How to save newspapers? Launch magazines

Interesting headline in Advertising Age: Top Two U.S. Newspapers Want to Be in Magazines. Quote: “Both The Wall Street Journal and USA Today are developing glossy magazines for distribution within their traditional newsprint flagships, according to company executives and media buyers familiar with the work.”

These are the ideas: The WSJ would convert its “weekend edition” to a magazine format and USA Today is considering launching a monthly lifestyle magazine.

Quick observation: The WSJ magazine is a great idea that will evolve its weekend edition into a format more suited for its content and its in-home, Saturday delivery. If the numbers work, I think the magazine format is a better vehicle for the publication — I’m a subscriber and feel I’d be more likely to read it as a magazine. As for the USA Today idea, sounds interesting and has potential, but it will all depend on the execution. Sounds a bit less viable to me than the WSJ idea, but as a monthly, there’s less risk. Indeed, if it’s distributed as an insert in the paper once a month, it’s very little risk, as they will quickly discover whether or not they can sell it to advertisers. If they distribute it via newspapers in the Gannett chain — as they do USA Weekly — they can avoid the start-up hassles that the Life magazine re-re-launch faced a couple of years ago when Time Inc. attempted a Friday distribution of a lifestyle magazine. Gannett already has the circulation and distribution components in place, unlike Time Inc.

Both ideas make sense to me, as I’m sure I’ll explain in greater detail later.

Later: Jossip.com has a funny headline for this news: “Two Newspapers We’re Semi-Regularly Forced to Read are Introducing Magazines We Almost-Definitely Won’t”

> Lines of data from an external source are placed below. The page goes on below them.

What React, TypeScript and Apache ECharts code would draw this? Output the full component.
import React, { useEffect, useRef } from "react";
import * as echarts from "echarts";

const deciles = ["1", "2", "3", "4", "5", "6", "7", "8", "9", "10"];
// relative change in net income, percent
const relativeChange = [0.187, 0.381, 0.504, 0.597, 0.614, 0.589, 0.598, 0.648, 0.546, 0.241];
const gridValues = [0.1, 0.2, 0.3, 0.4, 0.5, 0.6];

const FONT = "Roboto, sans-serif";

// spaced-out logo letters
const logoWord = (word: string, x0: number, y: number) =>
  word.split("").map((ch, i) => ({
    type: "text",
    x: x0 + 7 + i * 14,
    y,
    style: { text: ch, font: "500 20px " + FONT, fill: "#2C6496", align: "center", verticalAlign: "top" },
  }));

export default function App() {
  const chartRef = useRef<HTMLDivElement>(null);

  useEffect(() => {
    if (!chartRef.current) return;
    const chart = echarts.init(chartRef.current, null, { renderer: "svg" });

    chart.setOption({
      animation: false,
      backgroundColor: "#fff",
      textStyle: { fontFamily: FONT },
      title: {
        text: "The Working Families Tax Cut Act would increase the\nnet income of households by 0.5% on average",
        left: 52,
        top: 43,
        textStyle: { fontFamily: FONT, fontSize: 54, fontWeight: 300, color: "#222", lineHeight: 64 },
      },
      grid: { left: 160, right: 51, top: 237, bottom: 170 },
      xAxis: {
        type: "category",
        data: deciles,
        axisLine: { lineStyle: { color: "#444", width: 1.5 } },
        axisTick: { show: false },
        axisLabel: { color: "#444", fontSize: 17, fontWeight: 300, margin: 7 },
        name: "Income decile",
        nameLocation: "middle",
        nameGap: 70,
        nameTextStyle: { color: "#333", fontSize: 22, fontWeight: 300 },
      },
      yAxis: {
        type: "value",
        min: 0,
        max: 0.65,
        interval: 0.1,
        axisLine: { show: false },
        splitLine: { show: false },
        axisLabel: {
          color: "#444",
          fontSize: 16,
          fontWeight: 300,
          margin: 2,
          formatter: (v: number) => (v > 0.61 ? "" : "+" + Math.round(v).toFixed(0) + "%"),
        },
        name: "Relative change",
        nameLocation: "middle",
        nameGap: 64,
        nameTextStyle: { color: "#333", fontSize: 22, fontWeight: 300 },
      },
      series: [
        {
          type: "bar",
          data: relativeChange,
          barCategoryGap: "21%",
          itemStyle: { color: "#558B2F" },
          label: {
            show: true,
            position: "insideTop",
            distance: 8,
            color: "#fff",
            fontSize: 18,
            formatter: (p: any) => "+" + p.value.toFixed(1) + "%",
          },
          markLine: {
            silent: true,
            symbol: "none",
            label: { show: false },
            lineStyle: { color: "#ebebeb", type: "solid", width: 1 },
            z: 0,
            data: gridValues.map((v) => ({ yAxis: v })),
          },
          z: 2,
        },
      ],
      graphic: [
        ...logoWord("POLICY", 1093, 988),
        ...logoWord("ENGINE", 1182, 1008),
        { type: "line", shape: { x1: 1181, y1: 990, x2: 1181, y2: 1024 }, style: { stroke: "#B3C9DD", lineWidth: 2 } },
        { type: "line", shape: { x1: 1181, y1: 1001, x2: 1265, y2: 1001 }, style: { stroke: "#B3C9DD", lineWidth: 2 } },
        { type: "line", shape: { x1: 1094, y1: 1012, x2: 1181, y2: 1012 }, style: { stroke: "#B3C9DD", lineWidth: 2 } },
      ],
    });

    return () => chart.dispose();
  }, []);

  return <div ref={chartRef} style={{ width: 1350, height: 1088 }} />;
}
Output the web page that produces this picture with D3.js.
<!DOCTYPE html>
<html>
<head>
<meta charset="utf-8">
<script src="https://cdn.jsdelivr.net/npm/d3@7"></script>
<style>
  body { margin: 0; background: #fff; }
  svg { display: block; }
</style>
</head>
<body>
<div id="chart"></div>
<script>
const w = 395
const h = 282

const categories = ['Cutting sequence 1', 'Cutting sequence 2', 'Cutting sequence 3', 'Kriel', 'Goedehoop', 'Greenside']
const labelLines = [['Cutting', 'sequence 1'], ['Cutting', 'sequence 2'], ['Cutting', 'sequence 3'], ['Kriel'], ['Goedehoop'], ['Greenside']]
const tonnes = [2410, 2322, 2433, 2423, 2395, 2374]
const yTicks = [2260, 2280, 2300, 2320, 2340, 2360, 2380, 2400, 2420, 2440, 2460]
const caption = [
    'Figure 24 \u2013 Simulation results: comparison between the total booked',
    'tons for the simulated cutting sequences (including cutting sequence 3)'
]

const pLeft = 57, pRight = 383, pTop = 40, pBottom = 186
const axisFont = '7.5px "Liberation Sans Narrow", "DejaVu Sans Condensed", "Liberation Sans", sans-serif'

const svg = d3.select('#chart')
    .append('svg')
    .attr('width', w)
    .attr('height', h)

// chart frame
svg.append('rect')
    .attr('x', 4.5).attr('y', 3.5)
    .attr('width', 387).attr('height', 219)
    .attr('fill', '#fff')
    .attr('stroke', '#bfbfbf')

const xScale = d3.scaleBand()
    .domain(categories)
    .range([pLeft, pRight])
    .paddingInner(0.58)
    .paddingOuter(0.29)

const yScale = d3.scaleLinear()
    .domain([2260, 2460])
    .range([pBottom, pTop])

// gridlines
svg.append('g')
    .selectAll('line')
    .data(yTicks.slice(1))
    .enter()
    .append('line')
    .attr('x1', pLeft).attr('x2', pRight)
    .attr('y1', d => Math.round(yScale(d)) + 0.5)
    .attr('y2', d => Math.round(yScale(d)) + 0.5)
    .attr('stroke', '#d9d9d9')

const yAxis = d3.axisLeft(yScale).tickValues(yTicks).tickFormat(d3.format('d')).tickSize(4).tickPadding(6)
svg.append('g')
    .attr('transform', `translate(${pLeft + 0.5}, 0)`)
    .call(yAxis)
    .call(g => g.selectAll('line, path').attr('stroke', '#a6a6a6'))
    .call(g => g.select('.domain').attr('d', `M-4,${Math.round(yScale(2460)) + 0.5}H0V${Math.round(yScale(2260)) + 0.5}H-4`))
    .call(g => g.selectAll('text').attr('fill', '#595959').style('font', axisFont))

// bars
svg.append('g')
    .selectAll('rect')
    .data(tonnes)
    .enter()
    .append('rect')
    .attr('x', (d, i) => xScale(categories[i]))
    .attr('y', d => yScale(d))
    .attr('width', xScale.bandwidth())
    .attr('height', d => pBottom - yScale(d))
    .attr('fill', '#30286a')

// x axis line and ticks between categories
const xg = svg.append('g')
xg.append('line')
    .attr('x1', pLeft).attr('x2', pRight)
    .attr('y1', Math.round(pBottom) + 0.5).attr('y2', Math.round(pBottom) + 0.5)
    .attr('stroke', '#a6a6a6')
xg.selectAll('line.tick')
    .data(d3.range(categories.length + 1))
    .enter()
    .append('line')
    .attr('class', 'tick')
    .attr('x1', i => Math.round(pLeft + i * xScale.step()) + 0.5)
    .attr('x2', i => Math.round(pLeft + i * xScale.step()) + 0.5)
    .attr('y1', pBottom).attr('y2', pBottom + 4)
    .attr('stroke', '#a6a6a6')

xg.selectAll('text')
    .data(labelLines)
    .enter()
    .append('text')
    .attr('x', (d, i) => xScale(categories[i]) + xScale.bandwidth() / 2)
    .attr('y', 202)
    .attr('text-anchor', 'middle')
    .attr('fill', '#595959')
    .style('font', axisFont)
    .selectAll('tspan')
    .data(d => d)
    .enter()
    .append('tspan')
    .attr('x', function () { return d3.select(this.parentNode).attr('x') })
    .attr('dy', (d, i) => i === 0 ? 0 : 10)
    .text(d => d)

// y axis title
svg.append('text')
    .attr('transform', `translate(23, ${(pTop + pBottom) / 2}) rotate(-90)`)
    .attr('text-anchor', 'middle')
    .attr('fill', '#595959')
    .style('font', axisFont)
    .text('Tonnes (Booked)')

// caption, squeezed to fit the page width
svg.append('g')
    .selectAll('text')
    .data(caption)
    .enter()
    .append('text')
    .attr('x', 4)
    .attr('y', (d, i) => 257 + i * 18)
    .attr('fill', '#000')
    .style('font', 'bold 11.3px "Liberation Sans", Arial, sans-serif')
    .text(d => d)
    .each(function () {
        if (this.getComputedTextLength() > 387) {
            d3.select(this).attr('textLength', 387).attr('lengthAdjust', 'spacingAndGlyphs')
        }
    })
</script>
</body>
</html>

  • Sounds like a good move to me. Newspapers are having a harder time competing with the breaking news that can be delivered so much faster online. I actually find I read magazines much more than newspapers and especially for longer articles and more thoughtful pieces. I wonder – for all the consternation about the Internet eating into newspaper profits, has there been much said about the nets effect on magazine or book sales?